Who chose creepy music to go with the documentary? That's not very fair.
Baptisms for the dead for those in the Holocaust: if they don't believe that the baptism for the dead works, why do they care that we do temple work for them? If I found out someone in some church somewhere had my name on a list of people to pray for, I don't think I'd mind. (But then again, I can use all the prayers I can get.) I guess it would be better to say that I would think it funny if someone said they had put my grandma down as a member of their church, but I wouldn't be really upset about it.
Do we (Latter-day Saints) really deny death? Or do we just know what it is?
Why do "all religions have to move beyond their creation?"

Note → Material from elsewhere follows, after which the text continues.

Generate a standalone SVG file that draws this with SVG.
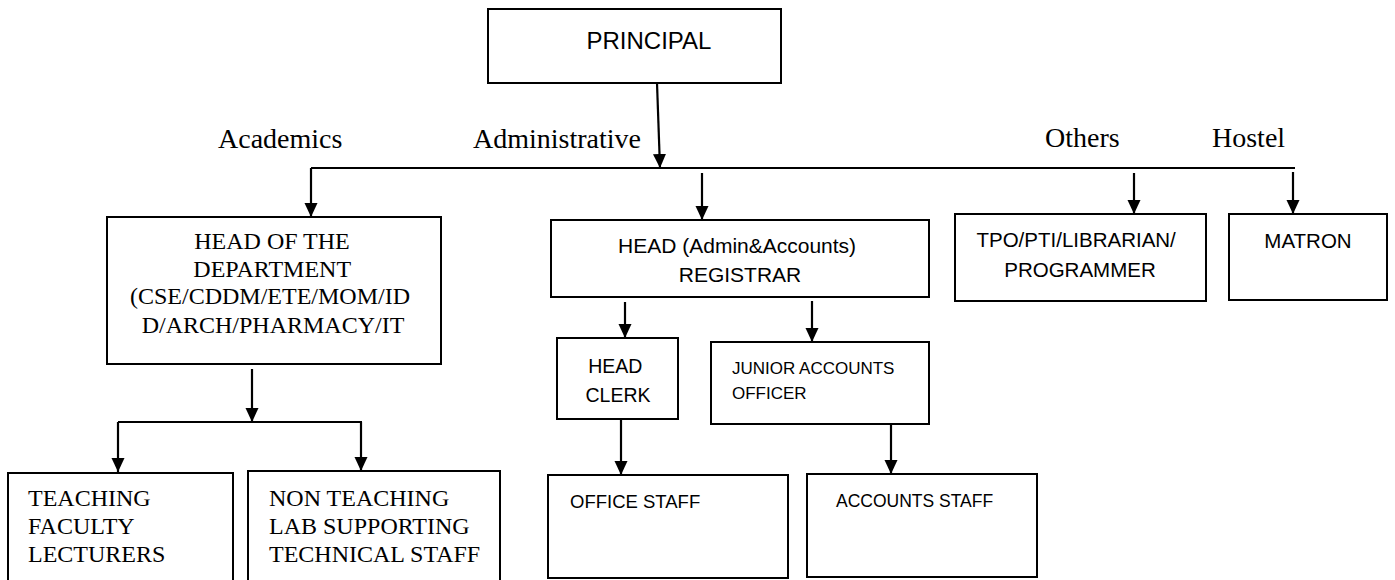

And something I marveled at:
Quotation of Harold Bloom, Humanities Professor:
"All religion, western and eastern, is founded upon miracle. It makes little sense to present arguments against Joseph Smith and early Mormonism that would extend equally well to what we are told about the origins of what will eventually be Judaism, the origins of Christianity, the origins of Islam: all religion depends upon revelation. All revelation is supernatural. If you wish to be a hard-rock empiricist, then you should not entertain any religious doctrine whatsoever."